Inducing topological order in a honeycomb lattice

TL;DR

This paper proposes a method to induce topological insulator phases in a honeycomb lattice by coupling it to a metallic environment, using long-range interactions controlled by the metal's Fermi wave vector, with potential realization in cold-atom systems.

Contribution

It introduces a novel approach to generate topological order in honeycomb lattices via metallic environment-induced interactions without spin-orbit coupling.

Findings

Fermi wave vector kF controls the phase of the honeycomb lattice.

Tuning parameters can realize topological insulator and quantum Hall states.

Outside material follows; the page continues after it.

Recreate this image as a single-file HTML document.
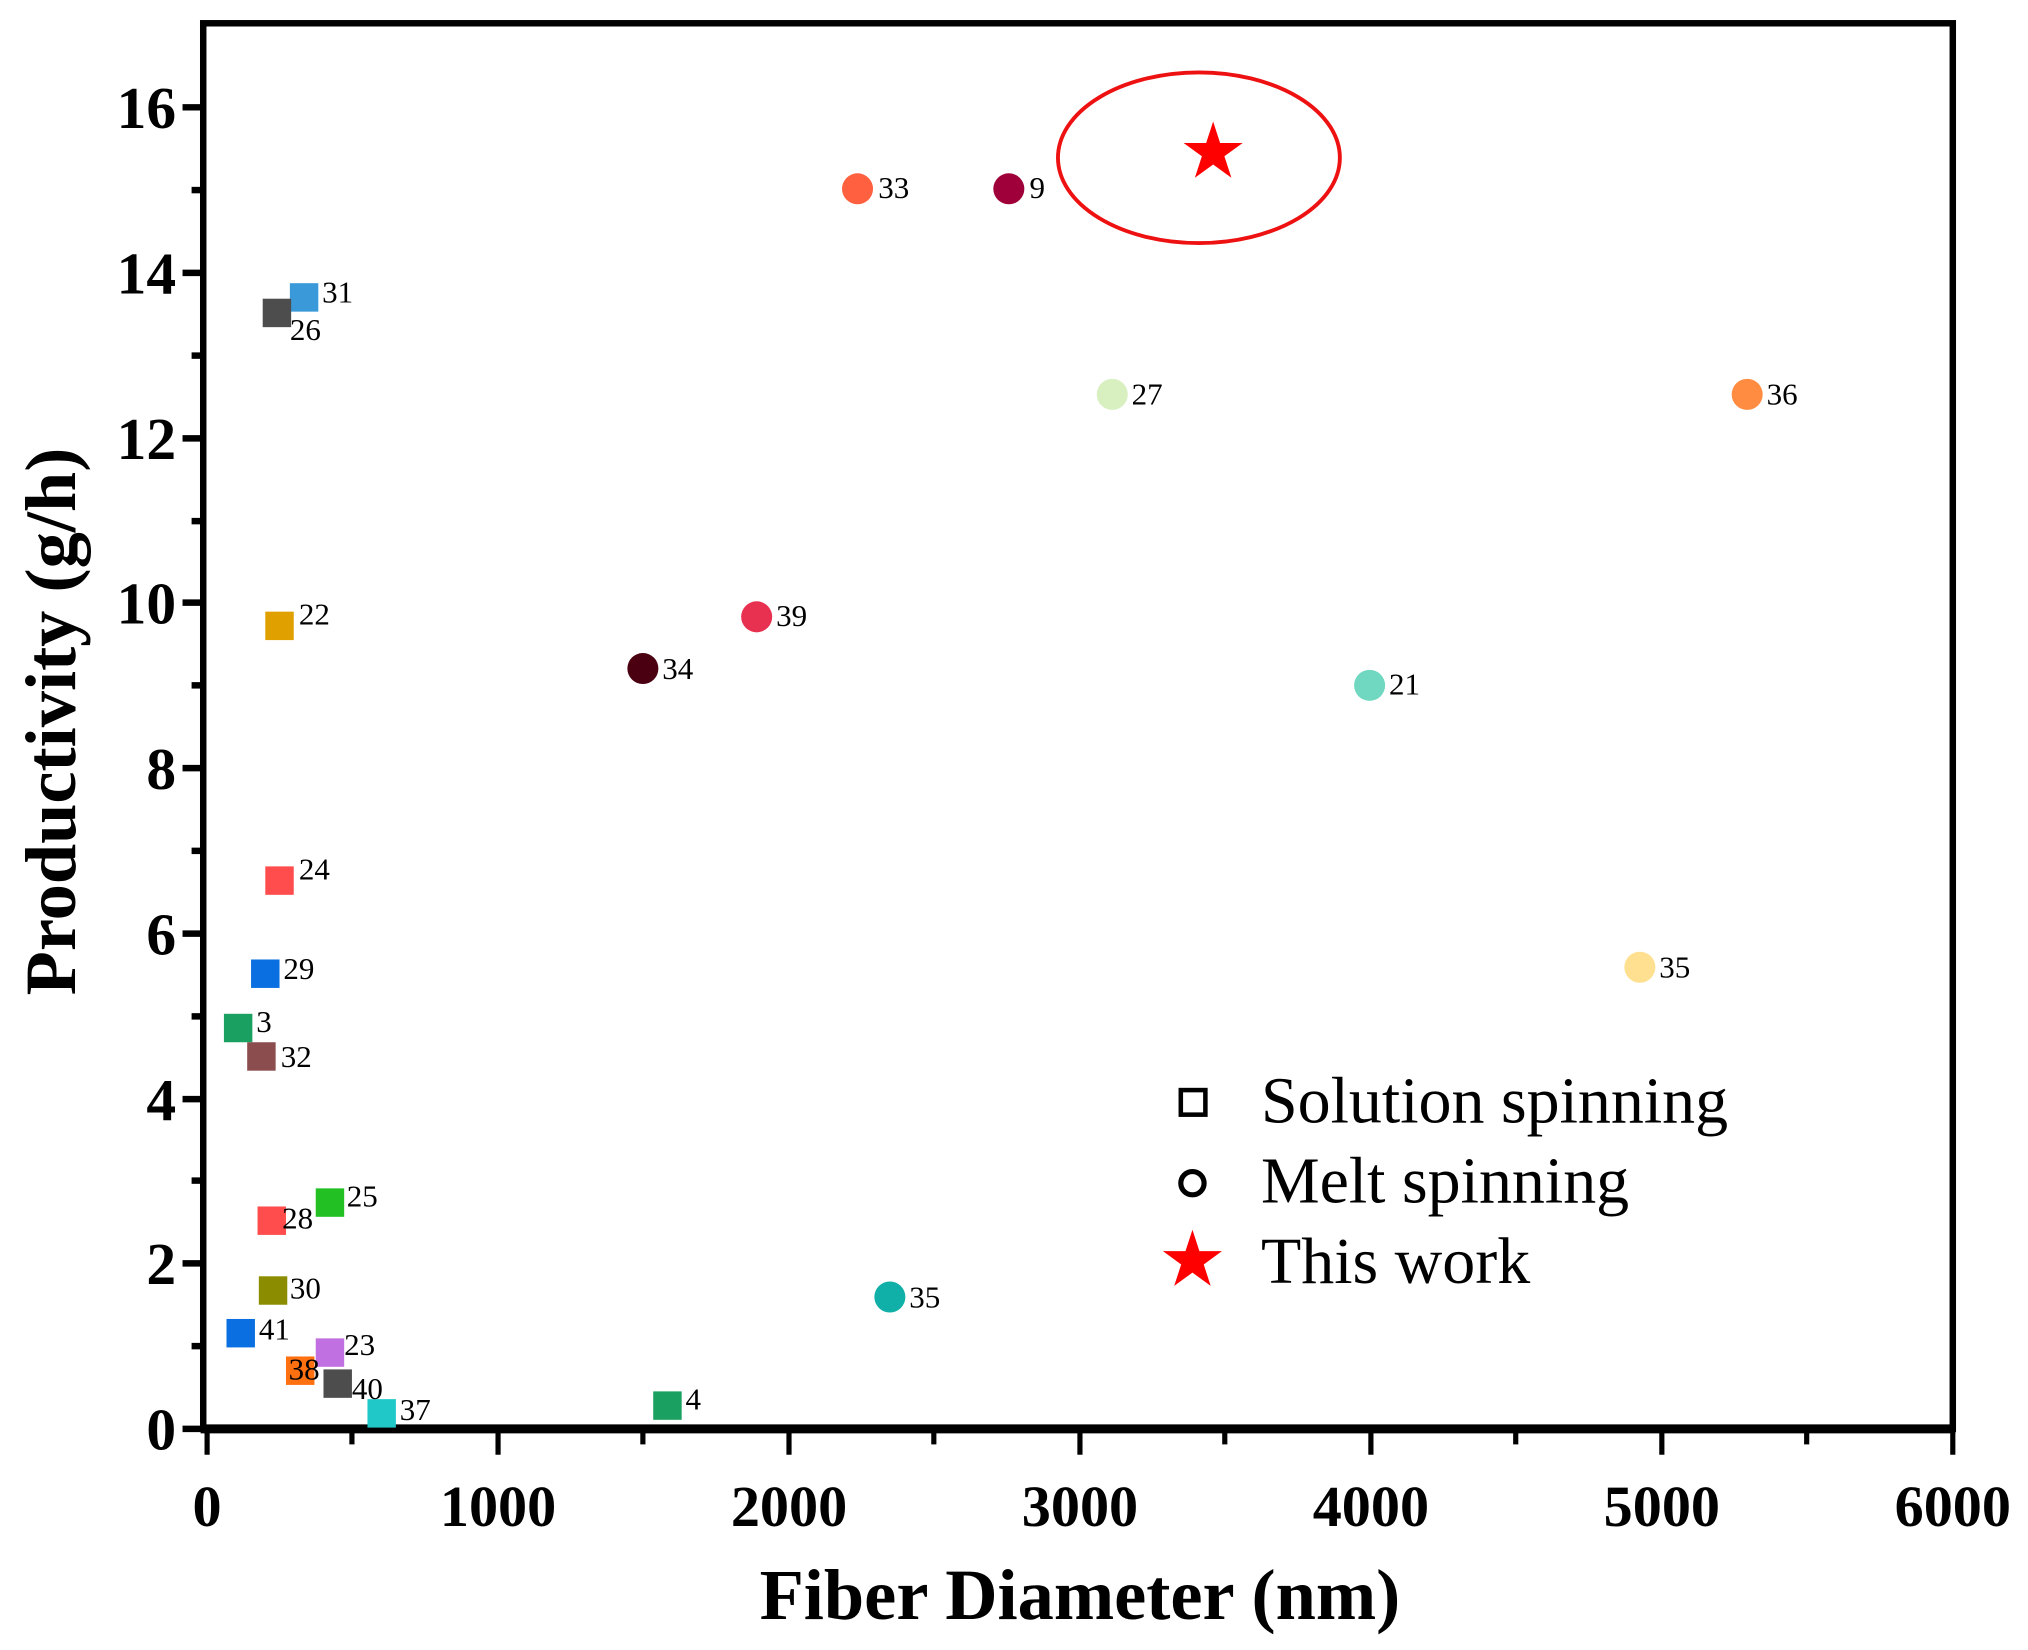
<!DOCTYPE html>
<html><head><meta charset="utf-8"><style>html,body{margin:0;padding:0;background:#fff}svg{display:block}</style></head>
<body>
<svg width="2028" height="1650" viewBox="0 0 1568 1276" xmlns="http://www.w3.org/2000/svg">
<defs><path id="st" d="M0,-1 L0.2245,-0.309 L0.951,-0.309 L0.363,0.118 L0.588,0.809 L0,0.382 L-0.588,0.809 L-0.363,0.118 L-0.951,-0.309 L-0.2245,-0.309Z"/></defs>
<rect x="0" y="0" width="1568" height="1276" fill="#fff"/>
<rect x="157" y="18" width="1353" height="1087" fill="none" stroke="#000" stroke-width="5"/>
<line x1="155" y1="1105" x2="1512" y2="1105" stroke="#000" stroke-width="7"/>
<g stroke="#000" stroke-width="5">
<line x1="141" y1="1105" x2="157" y2="1105"/><line x1="148" y1="1041" x2="157" y2="1041"/>
<line x1="141" y1="977" x2="157" y2="977"/><line x1="148" y1="913" x2="157" y2="913"/>
<line x1="141" y1="850" x2="157" y2="850"/><line x1="148" y1="786" x2="157" y2="786"/>
<line x1="141" y1="722" x2="157" y2="722"/><line x1="148" y1="658" x2="157" y2="658"/>
<line x1="141" y1="594" x2="157" y2="594"/><line x1="148" y1="530" x2="157" y2="530"/>
<line x1="141" y1="466" x2="157" y2="466"/><line x1="148" y1="403" x2="157" y2="403"/>
<line x1="141" y1="339" x2="157" y2="339"/><line x1="148" y1="275" x2="157" y2="275"/>
<line x1="141" y1="211" x2="157" y2="211"/><line x1="148" y1="147" x2="157" y2="147"/>
<line x1="141" y1="83" x2="157" y2="83"/>
</g>
<g stroke="#000" stroke-width="4">
<line x1="160" y1="1105" x2="160" y2="1125"/><line x1="272" y1="1105" x2="272" y2="1117"/>
<line x1="385" y1="1105" x2="385" y2="1125"/><line x1="497" y1="1105" x2="497" y2="1117"/>
<line x1="610" y1="1105" x2="610" y2="1125"/><line x1="722" y1="1105" x2="722" y2="1117"/>
<line x1="835" y1="1105" x2="835" y2="1125"/><line x1="947" y1="1105" x2="947" y2="1117"/>
<line x1="1060" y1="1105" x2="1060" y2="1125"/><line x1="1172" y1="1105" x2="1172" y2="1117"/>
<line x1="1285" y1="1105" x2="1285" y2="1125"/><line x1="1397" y1="1105" x2="1397" y2="1117"/>
<line x1="1510" y1="1105" x2="1510" y2="1125"/>
</g>
<g font-family="Liberation Serif, serif" font-weight="bold" font-size="46" fill="#000">
<g text-anchor="end">
<text x="136" y="1121">0</text><text x="136" y="993">2</text><text x="136" y="866">4</text>
<text x="136" y="738">6</text><text x="136" y="610">8</text><text x="136" y="482">10</text>
<text x="136" y="355">12</text><text x="136" y="227">14</text><text x="136" y="99">16</text>
</g>
<g text-anchor="middle" font-size="45">
<text x="160" y="1180">0</text><text x="385" y="1180">1000</text><text x="610" y="1180">2000</text>
<text x="835" y="1180">3000</text><text x="1060" y="1180">4000</text><text x="1285" y="1180">5000</text>
<text x="1510" y="1180">6000</text>
</g>
<text x="835" y="1252" text-anchor="middle" font-size="56">Fiber Diameter (nm)</text>
<text transform="translate(58,558) rotate(-90)" text-anchor="middle" font-size="56">Productivity (g/h)</text>
</g>
<g>
<rect x="224" y="219" width="22" height="22" fill="#3a9ad9"/>
<rect x="203" y="231" width="22" height="22" fill="#4d4d4d"/>
<rect x="205" y="473" width="22" height="22" fill="#e0a000"/>
<rect x="205" y="670" width="22" height="22" fill="#ff4d4d"/>
<rect x="194" y="742" width="22" height="22" fill="#0a6fe0"/>
<rect x="173" y="784" width="22" height="22" fill="#1aa060"/>
<rect x="191" y="806" width="22" height="22" fill="#8b4d4d"/>
<rect x="244" y="919" width="22" height="22" fill="#22c022"/>
<rect x="199" y="933" width="22" height="22" fill="#ff4d4d"/>
<rect x="200" y="987" width="22" height="22" fill="#8c8c00"/>
<rect x="175" y="1020" width="22" height="22" fill="#0a6fe0"/>
<rect x="244" y="1035" width="22" height="22" fill="#c070e0"/>
<rect x="221" y="1049" width="22" height="22" fill="#ff7010"/>
<rect x="250" y="1059" width="22" height="22" fill="#4d4d4d"/>
<rect x="284" y="1082" width="22" height="22" fill="#20c8c8"/>
<rect x="505" y="1076" width="22" height="22" fill="#1aa060"/>
</g>
<g>
<circle cx="663" cy="146" r="12" fill="#ff6040"/>
<circle cx="780" cy="146" r="12" fill="#a0003a"/>
<circle cx="860" cy="305" r="12" fill="#d8f0c0"/>
<circle cx="1351" cy="305" r="12" fill="#ff8c40"/>
<circle cx="585" cy="477" r="12" fill="#e83050"/>
<circle cx="497" cy="517" r="12" fill="#4a0010"/>
<circle cx="1059" cy="530" r="12" fill="#70d8c0"/>
<circle cx="1268" cy="748" r="12" fill="#ffe090"/>
<circle cx="688" cy="1003" r="12" fill="#10b0a8"/>
</g>
<use href="#st" transform="translate(938,118) scale(24)" fill="#ff0000"/>
<ellipse cx="927" cy="122" rx="109" ry="66" fill="none" stroke="#ee1111" stroke-width="3"/>
<g font-family="Liberation Serif, serif" font-size="24" fill="#000">
<text x="249" y="234">31</text><text x="224" y="263">26</text><text x="231" y="483">22</text>
<text x="231" y="680">24</text><text x="219" y="757">29</text><text x="198" y="798">3</text>
<text x="217" y="825">32</text><text x="268" y="933">25</text><text x="218" y="950">28</text>
<text x="224" y="1004">30</text><text x="200" y="1036">41</text><text x="266" y="1048">23</text>
<text x="223" y="1067">38</text><text x="272" y="1082">40</text><text x="309" y="1098">37</text>
<text x="530" y="1090">4</text>
<text x="679" y="153">33</text><text x="796" y="153">9</text><text x="875" y="313">27</text>
<text x="1366" y="313">36</text><text x="600" y="484">39</text><text x="512" y="525">34</text>
<text x="1074" y="537">21</text><text x="1283" y="756">35</text><text x="703" y="1011">35</text>
</g>
<rect x="913" y="843" width="19" height="19" fill="none" stroke="#000" stroke-width="3.5"/>
<circle cx="922" cy="915" r="9" fill="none" stroke="#000" stroke-width="4"/>
<use href="#st" transform="translate(922,975) scale(24)" fill="#ff0000"/>
<g font-family="Liberation Serif, serif" font-size="51" fill="#000">
<text x="975" y="868">Solution spinning</text>
<text x="975" y="930">Melt spinning</text>
<text x="975" y="992">This work</text>
</g>
</svg>
</body></html>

Parameter estimates suggest feasibility in cold-atom experiments.

Abstract

We explore the possibility of inducing a topological insulator phase in a honeycomb lattice lacking spin-orbit interaction using a metallic (or Fermi gas) environment. The lattice and the metallic environment interact through a density-density interaction without particle tunneling, and integrating out the metallic environment produces a honeycomb sheet with in-plane oscillating long-ranged interactions. We find the ground state of the interacting system in a variational mean-field method and show that the Fermi wave vector, kF, of the metal determines which phase occurs in the honeycomb lattice sheet. This is analogous to the Ruderman-Kittel-Kasuya-Yosida (RKKY) mechanism in which the metal's kF determines the interaction profile as a function of the distance. Tuning kF and the interaction strength may lead to a variety of ordered phases, including a topological insulator and anomalous quantum-hall states with complex next-nearest-neighbor hopping, as in the Haldane and the Kane-Mele model. We estimate the required range of parameters needed for the topological state and find that the Fermi vector of the metallic gate should be of the order of 3Pi/8a (with a being the graphene lattice constant). The net coupling between the layers, which includes screening in the metal, should be of the order of the honeycomb lattice bandwidth. This configuration should be most easily realized in a cold-atoms setting with two interacting Fermionic species.